# Cooks & Submarine Service



## mazdafdrx7 (27 Dec 2011)

Aight so,  I'm an Army cook coming up for a posting from an air-force base and i really want to serve on a sub, i saw that theres a posting on emma etc, told my bosses and there going to try for me, but i was just curious...what are my chances..realistically, ive been trying to do some research on the condition of our subs but i keep coming up with out-dated information and a bunch of polital garbal, is there anyone that can tell me if a Pte/Cpl would get a sub posting anytime soon? or are they all in too shitty of a condition etc, lol excuse my ignorance, i come from an air-force base after all  lol.


----------



## armyvern (27 Dec 2011)

You're an Army cook being posted from an Air Force base with, apparently, not much TI; question: have you been to an actual Army posting yet? If not, your odds to snag a Naval posting at this time are fewer.


----------



## TN2IC (27 Dec 2011)

I would like to say, from my experience, is that a lot of Navy cooks remuster out. I seen a lot become MSE Ops. Little too small for some folks on the ships. And then the subs would be even smaller working space.


----------



## Lex Parsimoniae (27 Dec 2011)

mazdafdrx7 said:
			
		

> if a Pte/Cpl would get a sub posting anytime soon?

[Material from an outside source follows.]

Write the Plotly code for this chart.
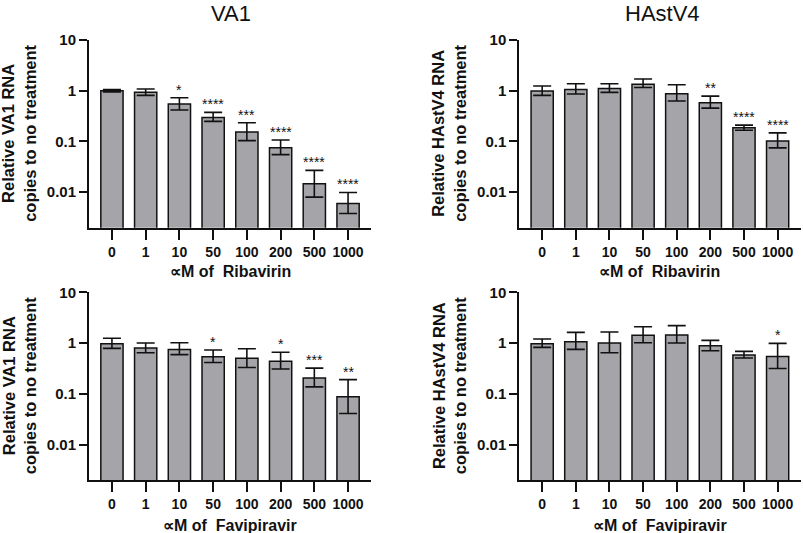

The two cook billets aboard the Victoria Class submarines are PO2 and MS.  The LS billet is for a Stwd.  VICTORIA is currently operational and WINDSOR will follow next year.  Reasonably up to date info available here.


----------



## Sub Standard (27 Dec 2011)

The jr cook billet on VICTORIA is currently filled by a LS and I have seen many LS over the last few years on boats so the possibility is good that you could go but be prepared to learn a lot of stuff outside of the cook world since everyone has to qualify boats first.


----------



## q_1966 (17 Jan 2012)

If you wanna be a cook on a sub, I hope your short because it is not built for tall people


----------



## Pusser (17 Jan 2012)

Get Nautical said:
			
		

> If you wanna be a cook on a sub, I hope your short because it is not built for tall people



I knew one famous (or infamous depending on how you look at it) cook in submarines who was well over 6 ft (almost 2m).  He just said you had to know where to stand up.  He was an O-boat guy though.


----------



## q_1966 (17 Jan 2012)

During my QL3 one of the instructors of the french course was a cook on a sub 6'4"+, said it was a good go, tight crew but then lifted up his chef jacket and showed me his back brace, working everyday with your legs spread about a meter apart, no place to stand up straight, hunched over for hours on end...not for me.


----------



## Aerobicrunner (17 Jan 2012)

I recollect while serving on the Onondaga, a fire drill was held in the galley just as the LS was in the midst of preparing  supper.  The fire suppressent was accidentally discharged and some of it got into the spaghetti and sauce.  Not sure whether the cook knew that the spag and sauce had been contaminated he served it.  Of course that was the only meal prepared and you either tried to stomach it, or as almost everyone did, ditched it into the gash can.  Despite attempts to clear the after ends bunk area eating table, one stoker would not give up his platefull of spag to be washed and held on to it until the cook finished his galley cleanup and came back back to the after ends area to have a smoke.  The stoker waited for the cook to finish his cigarette and then he dumped the spaghetti onto the cooks head swearing profusely as he yelled at the cook to don't ever serve this sh*t again.  It took a couple of us to hold and to calm the cook.  Later on the stoker did apologize and it was accepted by the cook.  Mind you I always wondered whether there were any special additions to the stokers' meals from that point onward.


----------



## q_1966 (17 Jan 2012)

First off if the fire supressant system did accidentally go off it would of made a huge mess and hours to clean up, second...some people should be sacked for doing something outrageous as that, it is really just disgusting and sad that it was continued to be served. Put a little pride in what you do.


----------